▶ GOAL
Beginning at the first line of the data, print each line exactly, stopping after the line that contains "const rows = categories.map((c, i)".

▶ SOURCE EXCERPT
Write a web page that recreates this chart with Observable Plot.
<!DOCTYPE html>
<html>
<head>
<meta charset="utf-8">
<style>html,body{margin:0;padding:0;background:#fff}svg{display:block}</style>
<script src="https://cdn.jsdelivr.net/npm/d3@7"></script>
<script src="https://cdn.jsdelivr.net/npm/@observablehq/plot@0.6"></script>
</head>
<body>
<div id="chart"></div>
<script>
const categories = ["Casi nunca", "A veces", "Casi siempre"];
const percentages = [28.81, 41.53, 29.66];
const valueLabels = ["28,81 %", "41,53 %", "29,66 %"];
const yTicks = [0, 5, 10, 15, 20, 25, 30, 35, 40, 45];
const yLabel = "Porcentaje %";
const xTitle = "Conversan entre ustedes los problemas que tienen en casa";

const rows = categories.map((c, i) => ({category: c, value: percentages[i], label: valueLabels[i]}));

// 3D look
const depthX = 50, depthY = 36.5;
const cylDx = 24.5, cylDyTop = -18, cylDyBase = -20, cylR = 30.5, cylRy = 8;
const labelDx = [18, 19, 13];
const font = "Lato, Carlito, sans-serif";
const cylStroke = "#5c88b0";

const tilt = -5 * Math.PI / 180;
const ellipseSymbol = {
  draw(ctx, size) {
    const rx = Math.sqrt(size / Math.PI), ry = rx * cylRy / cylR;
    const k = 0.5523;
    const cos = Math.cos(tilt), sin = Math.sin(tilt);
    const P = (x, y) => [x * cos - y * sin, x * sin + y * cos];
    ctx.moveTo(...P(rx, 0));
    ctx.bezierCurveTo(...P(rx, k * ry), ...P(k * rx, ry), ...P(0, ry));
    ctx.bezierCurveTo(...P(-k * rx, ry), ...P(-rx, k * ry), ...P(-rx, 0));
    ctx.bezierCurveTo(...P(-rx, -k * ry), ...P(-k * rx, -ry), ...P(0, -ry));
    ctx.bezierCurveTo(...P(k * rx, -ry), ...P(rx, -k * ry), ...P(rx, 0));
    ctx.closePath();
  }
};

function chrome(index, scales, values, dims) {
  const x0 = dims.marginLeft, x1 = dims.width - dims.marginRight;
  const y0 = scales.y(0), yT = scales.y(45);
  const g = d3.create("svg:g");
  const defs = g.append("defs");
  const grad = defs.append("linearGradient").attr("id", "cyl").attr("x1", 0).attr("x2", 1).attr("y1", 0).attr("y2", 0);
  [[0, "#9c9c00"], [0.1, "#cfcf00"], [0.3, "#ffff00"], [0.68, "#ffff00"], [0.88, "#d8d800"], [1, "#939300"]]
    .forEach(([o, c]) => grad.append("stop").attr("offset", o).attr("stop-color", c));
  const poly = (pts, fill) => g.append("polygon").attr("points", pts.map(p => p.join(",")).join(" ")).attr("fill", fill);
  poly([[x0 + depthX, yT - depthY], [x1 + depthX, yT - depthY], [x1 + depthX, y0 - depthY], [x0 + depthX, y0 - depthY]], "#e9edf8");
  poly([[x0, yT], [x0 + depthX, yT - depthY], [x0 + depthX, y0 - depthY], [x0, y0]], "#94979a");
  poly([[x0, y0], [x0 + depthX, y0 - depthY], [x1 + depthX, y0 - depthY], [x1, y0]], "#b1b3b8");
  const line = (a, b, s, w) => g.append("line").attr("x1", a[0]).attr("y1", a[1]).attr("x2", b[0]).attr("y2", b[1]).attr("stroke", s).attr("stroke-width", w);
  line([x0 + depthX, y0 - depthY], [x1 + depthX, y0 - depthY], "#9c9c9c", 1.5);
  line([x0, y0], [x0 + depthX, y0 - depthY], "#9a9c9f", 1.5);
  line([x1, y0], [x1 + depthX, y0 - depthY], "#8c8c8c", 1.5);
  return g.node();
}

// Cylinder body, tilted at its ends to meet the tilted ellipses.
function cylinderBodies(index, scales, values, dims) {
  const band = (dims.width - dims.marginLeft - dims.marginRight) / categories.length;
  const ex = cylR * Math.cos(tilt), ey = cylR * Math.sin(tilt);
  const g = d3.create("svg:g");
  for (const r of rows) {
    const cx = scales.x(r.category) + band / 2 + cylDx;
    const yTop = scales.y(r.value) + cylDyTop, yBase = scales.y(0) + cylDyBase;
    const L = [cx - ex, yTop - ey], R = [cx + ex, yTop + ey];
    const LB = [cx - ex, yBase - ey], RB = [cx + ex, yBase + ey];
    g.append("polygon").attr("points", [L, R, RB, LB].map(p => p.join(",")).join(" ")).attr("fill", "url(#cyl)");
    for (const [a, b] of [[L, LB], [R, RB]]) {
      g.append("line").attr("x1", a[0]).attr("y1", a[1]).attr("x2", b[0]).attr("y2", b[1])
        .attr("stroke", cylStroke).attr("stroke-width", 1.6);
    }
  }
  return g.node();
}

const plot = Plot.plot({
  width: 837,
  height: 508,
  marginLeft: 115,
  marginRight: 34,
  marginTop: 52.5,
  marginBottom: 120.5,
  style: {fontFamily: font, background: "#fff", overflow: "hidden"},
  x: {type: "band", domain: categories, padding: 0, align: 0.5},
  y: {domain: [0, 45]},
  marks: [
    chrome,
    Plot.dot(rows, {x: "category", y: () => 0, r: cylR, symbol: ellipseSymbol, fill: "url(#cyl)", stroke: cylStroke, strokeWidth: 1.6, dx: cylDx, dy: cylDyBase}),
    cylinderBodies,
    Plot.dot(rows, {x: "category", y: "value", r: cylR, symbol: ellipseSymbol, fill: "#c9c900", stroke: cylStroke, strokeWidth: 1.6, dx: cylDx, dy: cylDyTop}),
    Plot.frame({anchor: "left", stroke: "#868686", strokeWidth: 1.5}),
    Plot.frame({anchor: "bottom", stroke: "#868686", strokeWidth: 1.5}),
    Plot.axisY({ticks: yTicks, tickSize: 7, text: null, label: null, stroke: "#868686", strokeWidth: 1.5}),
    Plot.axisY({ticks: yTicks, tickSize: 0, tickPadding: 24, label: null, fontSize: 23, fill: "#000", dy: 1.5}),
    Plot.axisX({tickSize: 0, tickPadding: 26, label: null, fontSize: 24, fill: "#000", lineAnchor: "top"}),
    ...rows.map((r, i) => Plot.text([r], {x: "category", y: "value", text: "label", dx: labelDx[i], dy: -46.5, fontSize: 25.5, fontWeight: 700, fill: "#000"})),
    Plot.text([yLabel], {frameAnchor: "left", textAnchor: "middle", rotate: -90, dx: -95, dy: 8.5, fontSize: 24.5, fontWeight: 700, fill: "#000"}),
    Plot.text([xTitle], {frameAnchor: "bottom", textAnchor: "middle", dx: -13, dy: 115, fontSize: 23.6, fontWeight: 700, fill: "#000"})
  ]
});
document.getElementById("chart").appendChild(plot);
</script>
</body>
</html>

▶ EXERCISE ANSWER
Write a web page that recreates this chart with Observable Plot.
<!DOCTYPE html>
<html>
<head>
<meta charset="utf-8">
<style>html,body{margin:0;padding:0;background:#fff}svg{display:block}</style>
<script src="https://cdn.jsdelivr.net/npm/d3@7"></script>
<script src="https://cdn.jsdelivr.net/npm/@observablehq/plot@0.6"></script>
</head>
<body>
<div id="chart"></div>
<script>
const categories = ["Casi nunca", "A veces", "Casi siempre"];
const percentages = [28.81, 41.53, 29.66];
const valueLabels = ["28,81 %", "41,53 %", "29,66 %"];
const yTicks = [0, 5, 10, 15, 20, 25, 30, 35, 40, 45];
const yLabel = "Porcentaje %";
const xTitle = "Conversan entre ustedes los problemas que tienen en casa";

const rows = categories.map((c, i) => ({category: c, value: percentages[i], label: valueLabels[i]}));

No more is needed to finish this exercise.